• TASK: Below is some material; set it all down exactly, apart from the pictures.

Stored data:
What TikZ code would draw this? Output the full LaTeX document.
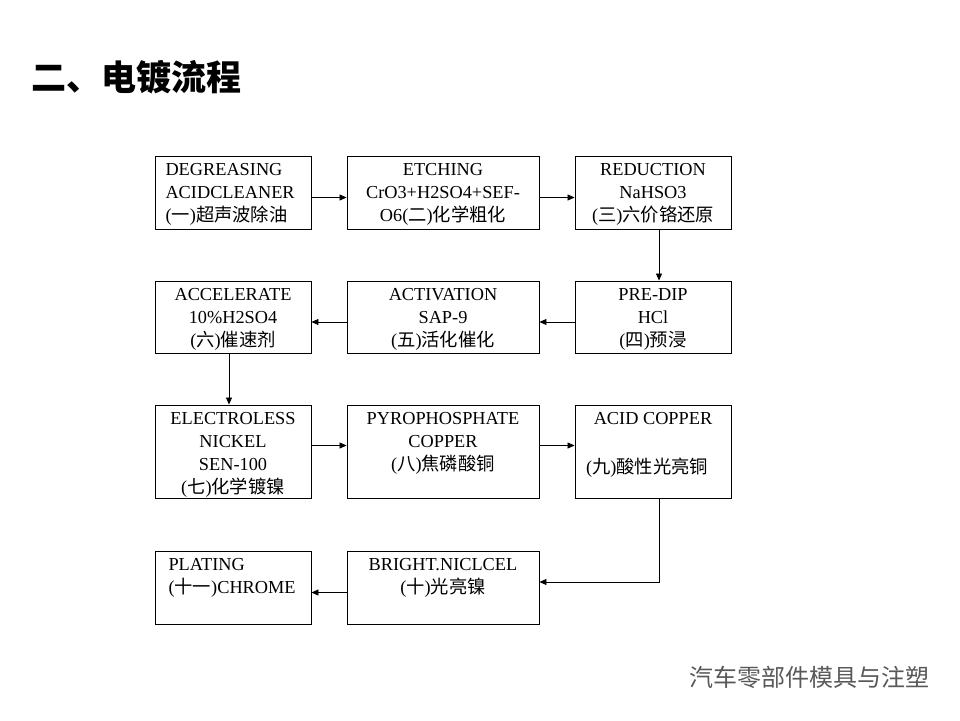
\documentclass[tikz,border=0pt]{standalone}
\usepackage{fontspec}
\setmainfont{Liberation Serif}
\newfontfamily\cjk{Noto Sans CJK SC}
\usetikzlibrary{arrows.meta}
\begin{document}
\begin{tikzpicture}[x=1pt,y=-1pt,
  box/.style={draw,line width=0.9pt,inner sep=0pt},
  txt/.style={font=\fontsize{18.3}{23}\selectfont,align=center},
  arr/.style={-{Triangle[length=7pt,width=6pt]},line width=0.8pt}]
\useasboundingbox (0,0) rectangle (960,720);
\fill[white] (0,0) rectangle (960,720);
\node[font=\cjk\bfseries\fontsize{35}{40}\selectfont,anchor=west] (title) at (28,77) {二、电镀流程};
% boxes
\node[box,minimum width=156pt,minimum height=73pt] (a) at (233,192.5) {};
\node[box,minimum width=192pt,minimum height=73pt] (b) at (443,192.5) {};
\node[box,minimum width=156pt,minimum height=73pt] (c) at (653,192.5) {};
\node[box,minimum width=156pt,minimum height=72pt] (f) at (233,317) {};
\node[box,minimum width=192pt,minimum height=72pt] (e) at (443,317) {};
\node[box,minimum width=156pt,minimum height=72pt] (d) at (653,317) {};
\node[box,minimum width=156pt,minimum height=93pt] (g) at (233,451.5) {};
\node[box,minimum width=192pt,minimum height=93pt] (h) at (443,451.5) {};
\node[box,minimum width=156pt,minimum height=93pt] (i) at (653,451.5) {};
\node[box,minimum width=156pt,minimum height=73pt] (k) at (233,587.5) {};
\node[box,minimum width=192pt,minimum height=73pt] (j) at (443,587.5) {};
% texts
\node[txt,align=left,anchor=north west] (ta) at (162,160) {DEGREASING\\ACIDCLEANER\\({\cjk 一}){\cjk 超声波除油}};
\node[txt,anchor=north] (tb) at (443,160) {ETCHING\\CrO3+H2SO4+SEF-\\O6({\cjk 二}){\cjk 化学粗化}};
\node[txt,anchor=north] (tc) at (653,160) {REDUCTION\\NaHSO3\\({\cjk 三}){\cjk 六价铬还原}};
\node[txt,anchor=north] (td) at (653,285) {PRE-DIP\\HCl\\({\cjk 四}){\cjk 预浸}};
\node[txt,anchor=north] (te) at (443,285) {ACTIVATION\\SAP-9\\({\cjk 五}){\cjk 活化催化}};
\node[txt,anchor=north] (tf) at (233,285) {ACCELERATE\\10\%H2SO4\\({\cjk 六}){\cjk 催速剂}};
\node[txt,anchor=north] (tg) at (233,409) {ELECTROLESS\\NICKEL\\SEN-100\\({\cjk 七}){\cjk 化学镀镍}};
\node[txt,anchor=north] (th) at (443,409) {PYROPHOSPHATE\\COPPER\\({\cjk 八}){\cjk 焦磷酸铜}};
\node[txt,anchor=north] (ti1) at (653,409) {ACID COPPER};
\node[txt,anchor=north] (ti2) at (647,454) {({\cjk 九}){\cjk 酸性光亮铜}};
\node[txt,anchor=north] (tj) at (443,555) {BRIGHT.NICLCEL\\({\cjk 十}){\cjk 光亮镍}};
\node[txt,align=left,anchor=north west] (tk) at (165,555) {PLATING\\({\cjk 十一})CHROME};
% arrows
\draw[arr] ([yshift=-5pt]a.east) -- ([yshift=-5pt]b.west);
\draw[arr] ([yshift=-5pt]b.east) -- ([yshift=-5pt]c.west);
\draw[arr] ([xshift=6pt]c.south) -- ([xshift=6pt]d.north);
\draw[arr] ([yshift=-5pt]d.west) -- ([yshift=-5pt]e.east);
\draw[arr] ([yshift=-5pt]e.west) -- ([yshift=-5pt]f.east);
\draw[arr] ([xshift=-4pt]f.south) -- ([xshift=-4pt]g.north);
\draw[arr] ([yshift=6pt]g.east) -- ([yshift=6pt]h.west);
\draw[arr] ([yshift=6pt]h.east) -- ([yshift=6pt]i.west);
\coordinate (bend) at (659,582);
\draw[arr] (i.south -| bend) -- (bend) -- (bend -| j.east);
\draw[arr] ([yshift=-5pt]j.west) -- ([yshift=-5pt]k.east);
% watermark
\node[font=\cjk\fontsize{24}{28}\selectfont,text=black!65,anchor=west] (wm) at (686,677) {汽车零部件模具与注塑};
\end{tikzpicture}
\end{document}
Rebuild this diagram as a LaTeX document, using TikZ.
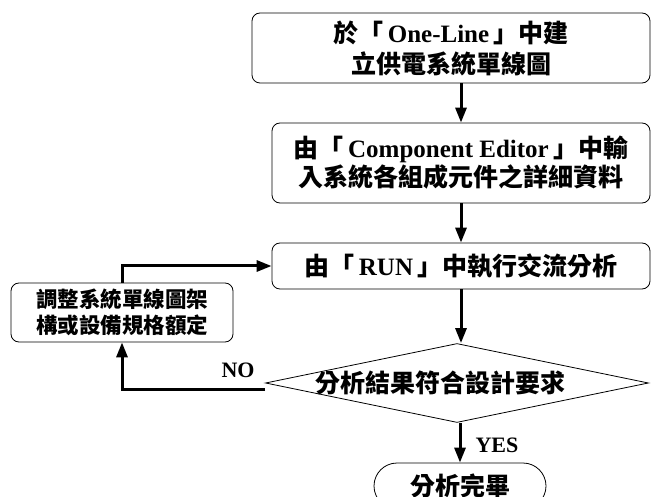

• RESULT OF THIS TASK:
What TikZ code would draw this? Output the full LaTeX document.
\documentclass[tikz,border=0pt]{standalone}
\usepackage{fontspec}
\setmainfont{Liberation Serif}
\newfontfamily\cjk{Noto Sans CJK SC}
\usetikzlibrary{arrows.meta}
\begin{document}
\begin{tikzpicture}[x=1pt,y=-1pt,
  box/.style={draw,line width=0.9pt,inner sep=0pt},
  txt/.style={font=\fontsize{18.3}{23}\selectfont,align=center},
  arr/.style={-{Triangle[length=7pt,width=6pt]},line width=0.8pt}]
\useasboundingbox (0,0) rectangle (960,720);
\fill[white] (0,0) rectangle (960,720);
\node[font=\cjk\bfseries\fontsize{35}{40}\selectfont,anchor=west] (title) at (28,77) {二、电镀流程};
% boxes
\node[box,minimum width=156pt,minimum height=73pt] (a) at (233,192.5) {};
\node[box,minimum width=192pt,minimum height=73pt] (b) at (443,192.5) {};
\node[box,minimum width=156pt,minimum height=73pt] (c) at (653,192.5) {};
\node[box,minimum width=156pt,minimum height=72pt] (f) at (233,317) {};
\node[box,minimum width=192pt,minimum height=72pt] (e) at (443,317) {};
\node[box,minimum width=156pt,minimum height=72pt] (d) at (653,317) {};
\node[box,minimum width=156pt,minimum height=93pt] (g) at (233,451.5) {};
\node[box,minimum width=192pt,minimum height=93pt] (h) at (443,451.5) {};
\node[box,minimum width=156pt,minimum height=93pt] (i) at (653,451.5) {};
\node[box,minimum width=156pt,minimum height=73pt] (k) at (233,587.5) {};
\node[box,minimum width=192pt,minimum height=73pt] (j) at (443,587.5) {};
% texts
\node[txt,align=left,anchor=north west] (ta) at (162,160) {DEGREASING\\ACIDCLEANER\\({\cjk 一}){\cjk 超声波除油}};
\node[txt,anchor=north] (tb) at (443,160) {ETCHING\\CrO3+H2SO4+SEF-\\O6({\cjk 二}){\cjk 化学粗化}};
\node[txt,anchor=north] (tc) at (653,160) {REDUCTION\\NaHSO3\\({\cjk 三}){\cjk 六价铬还原}};
\node[txt,anchor=north] (td) at (653,285) {PRE-DIP\\HCl\\({\cjk 四}){\cjk 预浸}};
\node[txt,anchor=north] (te) at (443,285) {ACTIVATION\\SAP-9\\({\cjk 五}){\cjk 活化催化}};
\node[txt,anchor=north] (tf) at (233,285) {ACCELERATE\\10\%H2SO4\\({\cjk 六}){\cjk 催速剂}};
\node[txt,anchor=north] (tg) at (233,409) {ELECTROLESS\\NICKEL\\SEN-100\\({\cjk 七}){\cjk 化学镀镍}};
\node[txt,anchor=north] (th) at (443,409) {PYROPHOSPHATE\\COPPER\\({\cjk 八}){\cjk 焦磷酸铜}};
\node[txt,anchor=north] (ti1) at (653,409) {ACID COPPER};
\node[txt,anchor=north] (ti2) at (647,454) {({\cjk 九}){\cjk 酸性光亮铜}};
\node[txt,anchor=north] (tj) at (443,555) {BRIGHT.NICLCEL\\({\cjk 十}){\cjk 光亮镍}};
\node[txt,align=left,anchor=north west] (tk) at (165,555) {PLATING\\({\cjk 十一})CHROME};
% arrows
\draw[arr] ([yshift=-5pt]a.east) -- ([yshift=-5pt]b.west);
\draw[arr] ([yshift=-5pt]b.east) -- ([yshift=-5pt]c.west);
\draw[arr] ([xshift=6pt]c.south) -- ([xshift=6pt]d.north);
\draw[arr] ([yshift=-5pt]d.west) -- ([yshift=-5pt]e.east);
\draw[arr] ([yshift=-5pt]e.west) -- ([yshift=-5pt]f.east);
\draw[arr] ([xshift=-4pt]f.south) -- ([xshift=-4pt]g.north);
\draw[arr] ([yshift=6pt]g.east) -- ([yshift=6pt]h.west);
\draw[arr] ([yshift=6pt]h.east) -- ([yshift=6pt]i.west);
\coordinate (bend) at (659,582);
\draw[arr] (i.south -| bend) -- (bend) -- (bend -| j.east);
\draw[arr] ([yshift=-5pt]j.west) -- ([yshift=-5pt]k.east);
% watermark
\node[font=\cjk\fontsize{24}{28}\selectfont,text=black!65,anchor=west] (wm) at (686,677) {汽车零部件模具与注塑};
\end{tikzpicture}
\end{document}
Rebuild this diagram as a LaTeX document, using TikZ.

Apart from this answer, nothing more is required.